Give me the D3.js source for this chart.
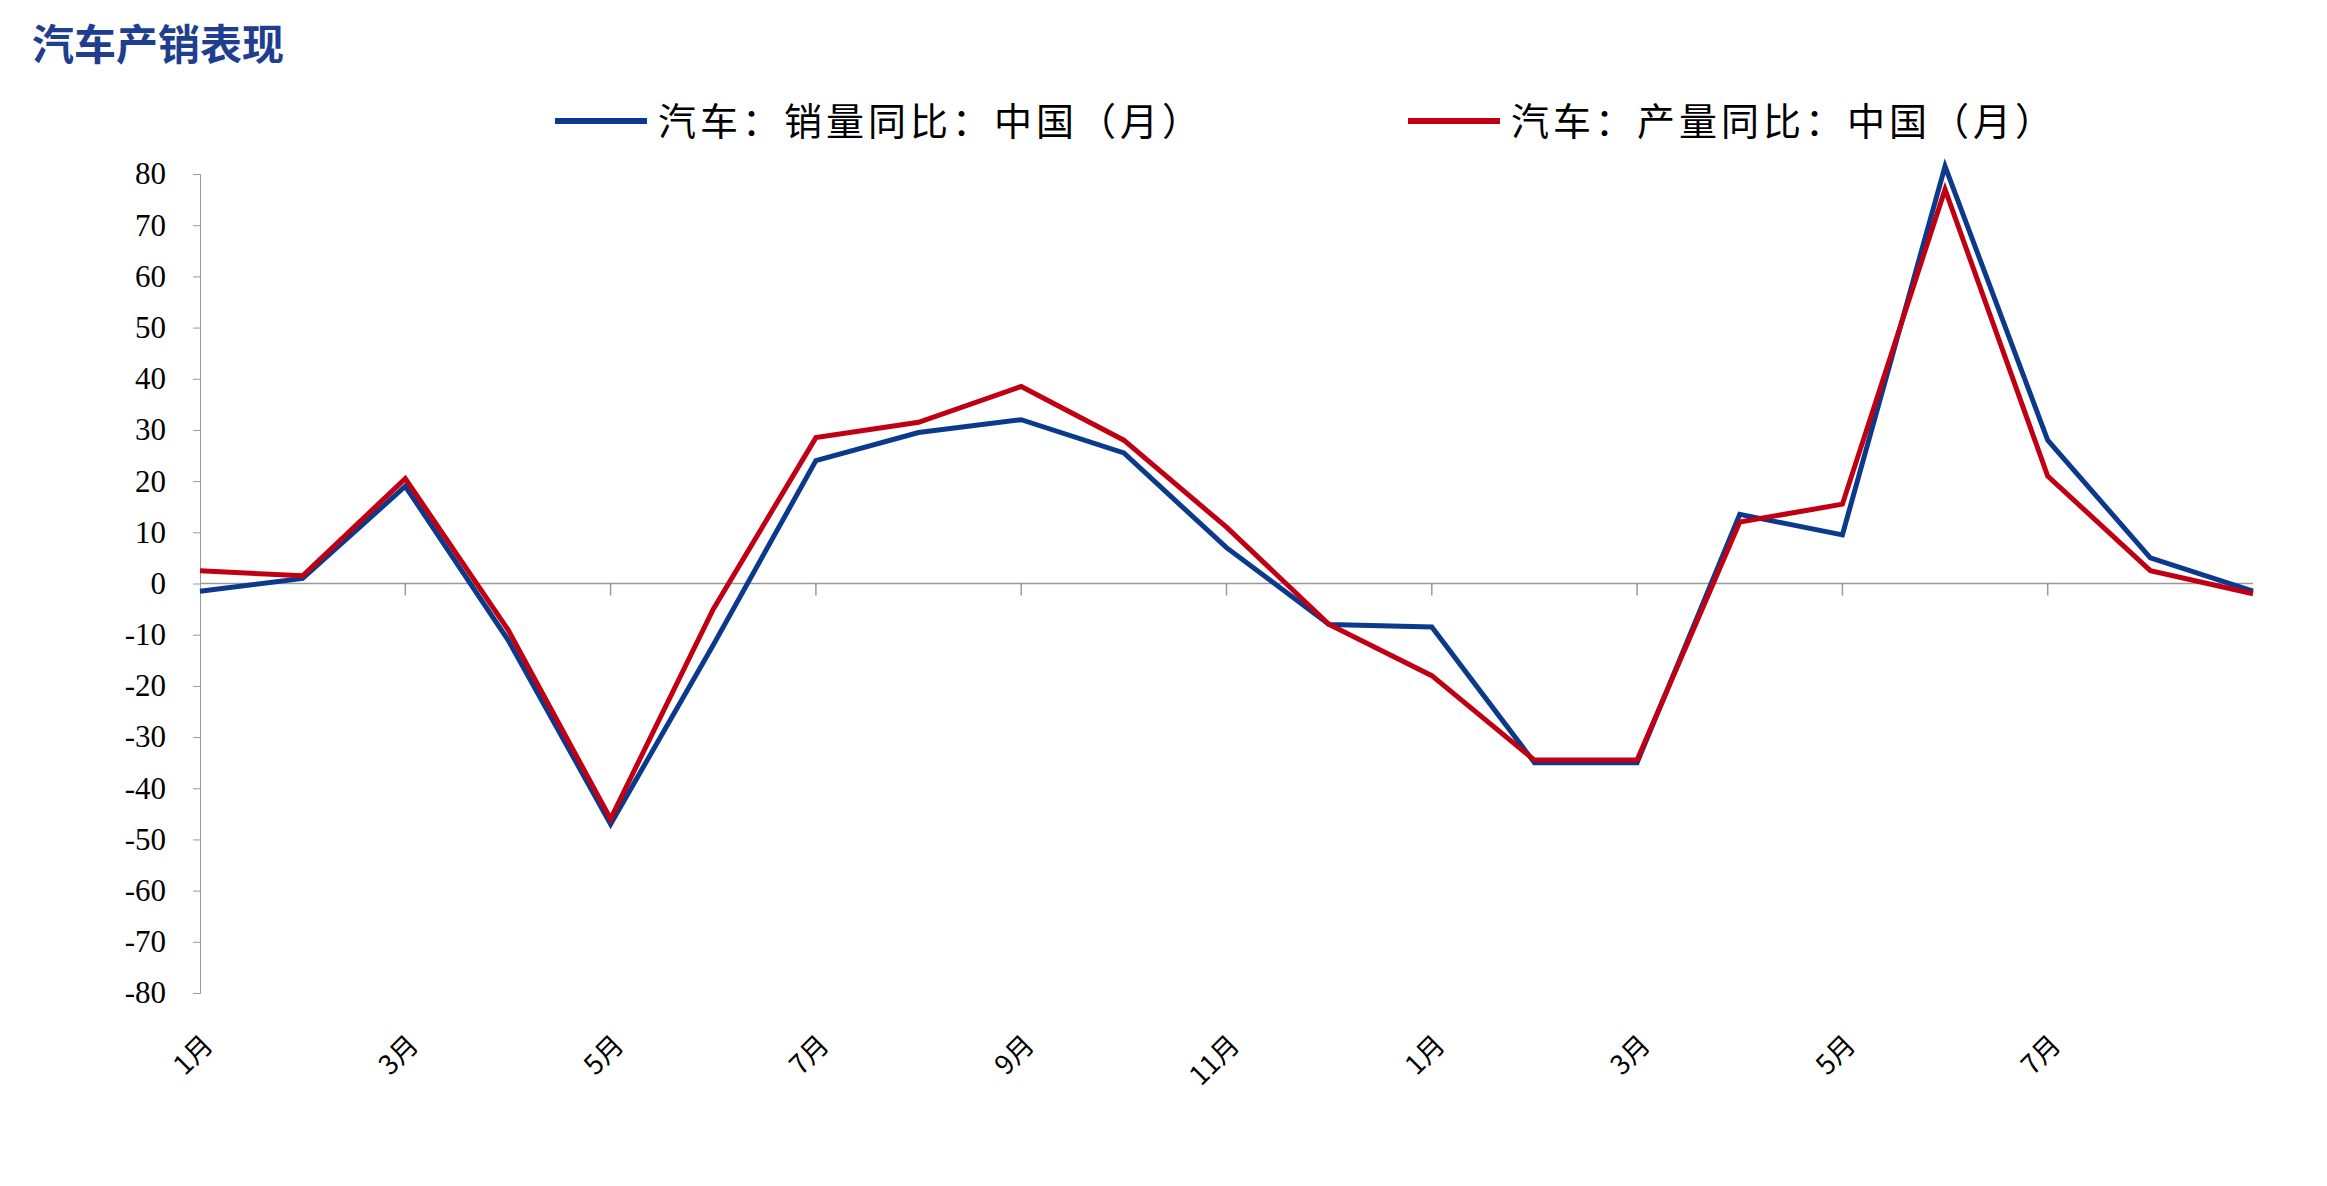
<!DOCTYPE html>
<head>
<meta charset="utf-8">
<title>汽车产销表现</title>
<style>
body { margin: 0; background: #fff; }
.ytick text { font-family: "Liberation Serif", serif; font-size: 31px; }
.xlab { font-family: "Noto Sans CJK SC", sans-serif; font-size: 27px; }
</style>
<script src="https://d3js.org/d3.v7.min.js"></script>
</head>
<body>
<script>
var months = ["1月","2月","3月","4月","5月","6月","7月","8月","9月","10月","11月","12月",
              "1月","2月","3月","4月","5月","6月","7月","8月","9月"];
var sales = [-1.5, 1, 19, -11, -47, -12, 24, 29.5, 32, 25.5, 7, -8, -8.5, -35, -35, 13.5, 9.5, 81.5, 28, 5, -1.5];
var production = [2.5, 1.5, 20.5, -9, -46, -5, 28.5, 31.5, 38.5, 28, 11, -8, -18, -34.5, -34.5, 12, 15.5, 77, 21, 2.5, -2];
var yTicks = d3.range(-80, 81, 10);

var W = 2327, H = 1186;
var svg = d3.select("body").append("svg").attr("width", W).attr("height", H);

var x = d3.scaleLinear().domain([0, months.length - 1]).range([200, 2253]);
var y = d3.scaleLinear().domain([-80, 80]).range([993, 174]);

svg.append("text").attr("x", 32).attr("y", 60)
    .attr("font-family", "Noto Sans CJK SC").attr("font-weight", "bold")
    .attr("font-size", 42).attr("fill", "#1f3e8f").text("汽车产销表现");

// y axis
var ya = svg.append("g").attr("transform", "translate(200,0)")
    .call(d3.axisLeft(y).tickValues(yTicks).tickSize(7).tickFormat(d => String(d)));
ya.attr("class", "ytick");
ya.selectAll("path, line").attr("stroke", "#999");
ya.selectAll("text").attr("fill", "#000").attr("x", -34);

// zero axis with ticks at odd months
var xa = svg.append("g").attr("transform", "translate(0," + y(0) + ")");
xa.append("line").attr("x1", 200).attr("x2", 2253).attr("stroke", "#999").attr("stroke-width", 1.5);
xa.selectAll("line.t").data(d3.range(2, 19, 2)).join("line")
    .attr("x1", d => x(d)).attr("x2", d => x(d)).attr("y1", 0).attr("y2", 12)
    .attr("stroke", "#999").attr("stroke-width", 1.5);

// x labels
svg.selectAll("text.xlab").data(d3.range(0, 19, 2)).join("text")
    .attr("class", "xlab")
    .attr("transform", d => "translate(" + (x(d) + 8) + ",1040) rotate(-45)")
    .attr("text-anchor", "end").attr("dy", "0.35em").text(d => months[d]);

var line = d3.line().x((d, i) => x(i)).y(d => y(d));
svg.append("path").datum(sales).attr("d", line).attr("fill", "none")
    .attr("stroke", "#0b3a8c").attr("stroke-width", 5);
svg.append("path").datum(production).attr("d", line).attr("fill", "none")
    .attr("stroke", "#c00012").attr("stroke-width", 5);

// legend
var legend = [
  { name: "汽车：销量同比：中国（月）", color: "#0b3a8c", x: 555 },
  { name: "汽车：产量同比：中国（月）", color: "#c00012", x: 1408 }
];
legend.forEach(function (l) {
  svg.append("line").attr("x1", l.x).attr("x2", l.x + 92).attr("y1", 121).attr("y2", 121)
      .attr("stroke", l.color).attr("stroke-width", 6);
  svg.append("text").attr("x", l.x + 103).attr("y", 121).attr("dy", "0.36em")
      .attr("font-family", "Noto Sans CJK SC").attr("font-size", 38)
      .attr("letter-spacing", 4).text(l.name);
});
</script>
</body>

========================================

§ Task brief: Transcribe all of the material exactly, leaving out whatever pictures it contains.

§ Finished task:
Give me the D3.js source for this chart.
<!DOCTYPE html>
<head>
<meta charset="utf-8">
<title>汽车产销表现</title>
<style>
body { margin: 0; background: #fff; }
.ytick text { font-family: "Liberation Serif", serif; font-size: 31px; }
.xlab { font-family: "Noto Sans CJK SC", sans-serif; font-size: 27px; }
</style>
<script src="https://d3js.org/d3.v7.min.js"></script>
</head>
<body>
<script>
var months = ["1月","2月","3月","4月","5月","6月","7月","8月","9月","10月","11月","12月",
              "1月","2月","3月","4月","5月","6月","7月","8月","9月"];
var sales = [-1.5, 1, 19, -11, -47, -12, 24, 29.5, 32, 25.5, 7, -8, -8.5, -35, -35, 13.5, 9.5, 81.5, 28, 5, -1.5];
var production = [2.5, 1.5, 20.5, -9, -46, -5, 28.5, 31.5, 38.5, 28, 11, -8, -18, -34.5, -34.5, 12, 15.5, 77, 21, 2.5, -2];
var yTicks = d3.range(-80, 81, 10);

var W = 2327, H = 1186;
var svg = d3.select("body").append("svg").attr("width", W).attr("height", H);

var x = d3.scaleLinear().domain([0, months.length - 1]).range([200, 2253]);
var y = d3.scaleLinear().domain([-80, 80]).range([993, 174]);

svg.append("text").attr("x", 32).attr("y", 60)
    .attr("font-family", "Noto Sans CJK SC").attr("font-weight", "bold")
    .attr("font-size", 42).attr("fill", "#1f3e8f").text("汽车产销表现");

// y axis
var ya = svg.append("g").attr("transform", "translate(200,0)")
    .call(d3.axisLeft(y).tickValues(yTicks).tickSize(7).tickFormat(d => String(d)));
ya.attr("class", "ytick");
ya.selectAll("path, line").attr("stroke", "#999");
ya.selectAll("text").attr("fill", "#000").attr("x", -34);

// zero axis with ticks at odd months
var xa = svg.append("g").attr("transform", "translate(0," + y(0) + ")");
xa.append("line").attr("x1", 200).attr("x2", 2253).attr("stroke", "#999").attr("stroke-width", 1.5);
xa.selectAll("line.t").data(d3.range(2, 19, 2)).join("line")
    .attr("x1", d => x(d)).attr("x2", d => x(d)).attr("y1", 0).attr("y2", 12)
    .attr("stroke", "#999").attr("stroke-width", 1.5);

// x labels
svg.selectAll("text.xlab").data(d3.range(0, 19, 2)).join("text")
    .attr("class", "xlab")
    .attr("transform", d => "translate(" + (x(d) + 8) + ",1040) rotate(-45)")
    .attr("text-anchor", "end").attr("dy", "0.35em").text(d => months[d]);

var line = d3.line().x((d, i) => x(i)).y(d => y(d));
svg.append("path").datum(sales).attr("d", line).attr("fill", "none")
    .attr("stroke", "#0b3a8c").attr("stroke-width", 5);
svg.append("path").datum(production).attr("d", line).attr("fill", "none")
    .attr("stroke", "#c00012").attr("stroke-width", 5);

// legend
var legend = [
  { name: "汽车：销量同比：中国（月）", color: "#0b3a8c", x: 555 },
  { name: "汽车：产量同比：中国（月）", color: "#c00012", x: 1408 }
];
legend.forEach(function (l) {
  svg.append("line").attr("x1", l.x).attr("x2", l.x + 92).attr("y1", 121).attr("y2", 121)
      .attr("stroke", l.color).attr("stroke-width", 6);
  svg.append("text").attr("x", l.x + 103).attr("y", 121).attr("dy", "0.36em")
      .attr("font-family", "Noto Sans CJK SC").attr("font-size", 38)
      .attr("letter-spacing", 4).text(l.name);
});
</script>
</body>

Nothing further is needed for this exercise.